ノートに書くときに万年筆以外も使ったことはあるのですが、ペン先と紙の間にガリガリした感じがあると、多少気になってしまって。考えが削がれている気がするんですね。できるだけ何のフィルターもなく、考えを紙に書きたいときに、スムーズにぬら~っと書ける万年筆と紙がベストなんです。
キーボードでも同じことが言えて、キーストロークしている間にちょっとずつズレてくるんですよ。頭で考えているスピードと書いているスピードが違うことが苦手で。万年筆じゃないとしたら、ボールペンよりえんぴつがいいですかね。違和感がない気がします。でも短くなったり、ペン先の幅が変わってくるストレスがあるので、やっぱり万年筆がいいです。

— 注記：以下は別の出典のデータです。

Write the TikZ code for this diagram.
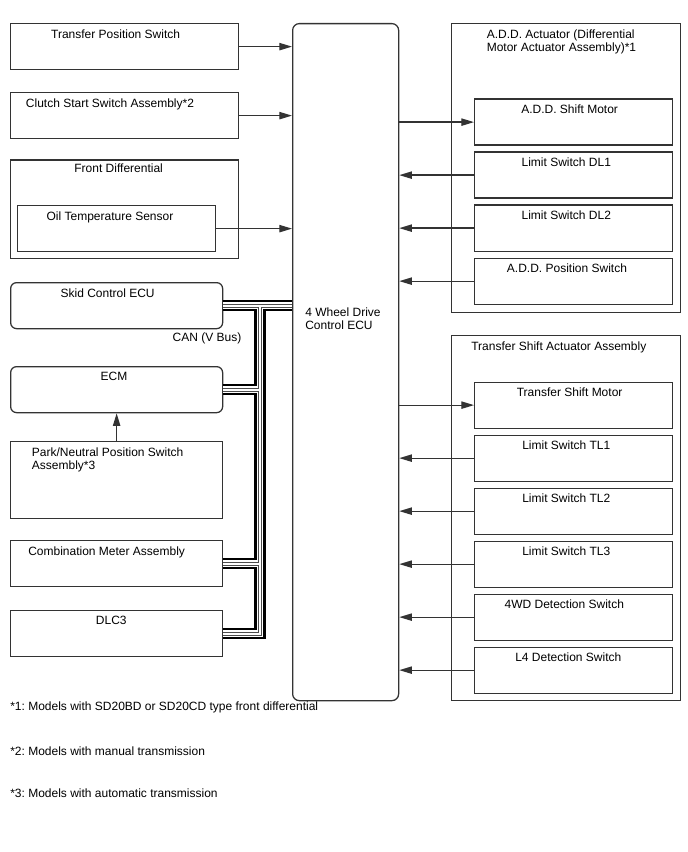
\documentclass[tikz,border=0pt]{standalone}
\usepackage{fontspec}
\setmainfont{Liberation Sans}
\frenchspacing
\usetikzlibrary{arrows.meta}

\begin{document}
\begin{tikzpicture}[
  x=0.75pt, y=-0.75pt, font=\fontsize{9}{9.75}\selectfont,
  >={Triangle[length=9.5pt,width=5.5pt]},
  b/.style={draw=black!80, line width=0.95pt, anchor=north west, inner sep=0pt,
            minimum width=159pt, minimum height=34.5pt},
  lw/.style={b, minimum width=171pt},
  rb/.style={b, minimum width=148.5pt},
  grp/.style={b, minimum width=171.75pt},
  rnd/.style={b, rounded corners=4.5pt},
  % title sits at the top of its box, not in the middle
  ttl/.style={anchor=north, inner sep=0pt, yshift=-4.6pt, align=center},
  ar/.style={->, line width=0.95pt, black!80},
  fn/.style={anchor=west, inner sep=0pt}]
\path[use as bounding box] (0,0) rectangle (688,852);

% ================= left: sensors and other ECUs =================
\node[lw, label={[ttl, xshift=-6.75pt]north:Transfer Position Switch}] (tps) at (10,23) {};
\node[lw, label={[ttl, xshift=-11pt]north:Clutch Start Switch Assembly*2}] (css) at (10,92) {};
\node[lw, minimum height=74pt,
      label={[ttl, xshift=-4.5pt, yshift=1.5pt]north:Front Differential}] (fd) at (10,159.5) {};
\node[b, minimum width=148.5pt,
      label={[ttl, xshift=-5pt]north:Oil Temperature Sensor}] (ots) at (17,205) {};

\node[rnd, label={[ttl, xshift=-6.75pt]north:Skid Control ECU}] (skid) at (10,282) {};
\node[anchor=center, inner sep=0pt] (can) at (207,338) {CAN (V Bus)};
\node[rnd, label={[ttl, xshift=-2pt]north:ECM}] (ecm) at (10,366) {};
\node[b, minimum height=57.75pt,
      label={[ttl, align=left, xshift=-6.75pt]north:{Park/Neutral Position Switch\\Assembly*3}}] (pnp) at (10,441) {};
\node[b, label={[ttl, xshift=-7.5pt]north:Combination Meter Assembly}] (meter) at (10,540) {};
\node[b, label={[ttl, xshift=-4pt]north:DLC3}] (dlc) at (10,610) {};

% ================= centre: 4WD ECU =================
\node[b, rounded corners=5pt, minimum width=79.5pt, minimum height=507.75pt] (ecu) at (292,23) {};
\node[anchor=west, align=left, inner sep=0pt] (ecut) at (305,318.5) {4 Wheel Drive\\Control ECU};

% ================= right: actuators =================
\node[grp, minimum height=216.75pt,
      label={[ttl, align=left, xshift=-3.5pt]north:{A.D.D. Actuator (Differential\\Motor Actuator Assembly)*1}}] (add) at (451,23) {};
\node[rb, label={[ttl, xshift=-3pt]north:A.D.D. Shift Motor}] (addm) at (474,98.5) {};
\node[rb, label={[ttl, xshift=-5.5pt]north:Limit Switch DL1}] (dl1) at (474,151.5) {};
\node[rb, label={[ttl, xshift=-5.5pt]north:Limit Switch DL2}] (dl2) at (474,204.5) {};
\node[rb, label={[ttl, xshift=-5pt]north:A.D.D. Position Switch}] (addp) at (474,257.5) {};

\node[grp, minimum height=273.75pt,
      label={[ttl, xshift=-5.5pt]north:Transfer Shift Actuator Assembly}] (tsa) at (451,335) {};
\node[rb, label={[ttl, xshift=-3pt]north:Transfer Shift Motor}] (tsm) at (474,381.5) {};
\node[rb, label={[ttl, xshift=-5.5pt]north:Limit Switch TL1}] (tl1) at (474,434.5) {};
\node[rb, label={[ttl, xshift=-5.5pt]north:Limit Switch TL2}] (tl2) at (474,487.5) {};
\node[rb, label={[ttl, xshift=-5.5pt]north:Limit Switch TL3}] (tl3) at (474,540.5) {};
\node[rb, label={[ttl, xshift=-7pt]north:4WD Detection Switch}] (det) at (474,593.5) {};
\node[rb, label={[ttl, xshift=-4pt]north:L4 Detection Switch}] (l4) at (474,646.5) {};

% ================= signal lines =================
\draw[ar] (tps.east) -- (tps.east -| ecu.west);
\draw[ar] (css.east) -- (css.east -| ecu.west);
\draw[ar] (ots.east) -- (ots.east -| ecu.west);
\draw[ar] (pnp.north) -- (ecm.south);

\draw[ar] (addm.west -| ecu.east) -- (addm.west);
\draw[ar] (dl1.west) -- (dl1.west -| ecu.east);
\draw[ar] (dl2.west) -- (dl2.west -| ecu.east);
\draw[ar] (addp.west) -- (addp.west -| ecu.east);
\draw[ar] (tsm.west -| ecu.east) -- (tsm.west);
\draw[ar] (tl1.west) -- (tl1.west -| ecu.east);
\draw[ar] (tl2.west) -- (tl2.west -| ecu.east);
\draw[ar] (tl3.west) -- (tl3.west -| ecu.east);
\draw[ar] (det.west) -- (det.west -| ecu.east);
\draw[ar] (l4.west) -- (l4.west -| ecu.east);

% CAN bus: layered strokes give the twin-wire look and clean T joints
\coordinate (trunk) at (260,305);
\foreach \lw/\col in {8.6pt/black, 5pt/white, 3pt/black!70, 1.5pt/white}
  \draw[line width=\lw, draw=\col] (skid.east) -- (skid.east -| ecu.west)
    (ecm.east) -- (ecm.east -| trunk) (meter.east) -- (meter.east -| trunk)
    (trunk) |- (dlc.east);

% ================= notes =================
\node[fn] (n1) at (10,707) {*1: Models with SD20BD or SD20CD type front differential};
\node[fn] (n2) at (10,751) {*2: Models with manual transmission};
\node[fn] (n3) at (10,793) {*3: Models with automatic transmission};
\end{tikzpicture}
\end{document}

主に使っているインクは、緑と紫。ブルーブラックや黒だと少し重たい気がして。読み返したときに気持ちが明るくなる色を選んでいます。
僕自身もそうだったんですけど、いきなりポンっと万年筆を渡されても書くこと自体を忘れているんですね。何を書いていいのかがわからない。だから、とにかく手と万年筆を動かしてみるというのが大事かなって。書くことへの抵抗感をなくしてやるのが最初の一歩な気がします。極端な話、線を引くだけでもいいし、落書きでもいい。万年筆を使う敷居を下げたうえで改めて考えてることを書き留めれば、楽しくなっていくかと思います。
万年筆が好きな人って、何かを愛でたり、丁寧な暮らしを心がけていたり、豊かに生きようとしている人が多い気がします。僕はそういう人に憧れますし、好きなので、自分も万年筆を使うことでその人たちと繋がりが増えていったのも、よかったことのひとつです。
お気に入りの1本:ヴァルドマン/タンゴ 万年筆 ルテニウム
書き心地はもちろんのこと、シルバーの軸が気に入って買いました。僕は手が大きくないので、ちょっと軸が細めを好んで使っています。
PROFILE
多田智
神戸派計画マネージャー。「GRAPHILO」を始めとするステーショナリーブランドの企画、PR、販売などを担う。万年筆愛用歴は約16年。万年筆を使い始めて完全デジタル派からアナログ派になった。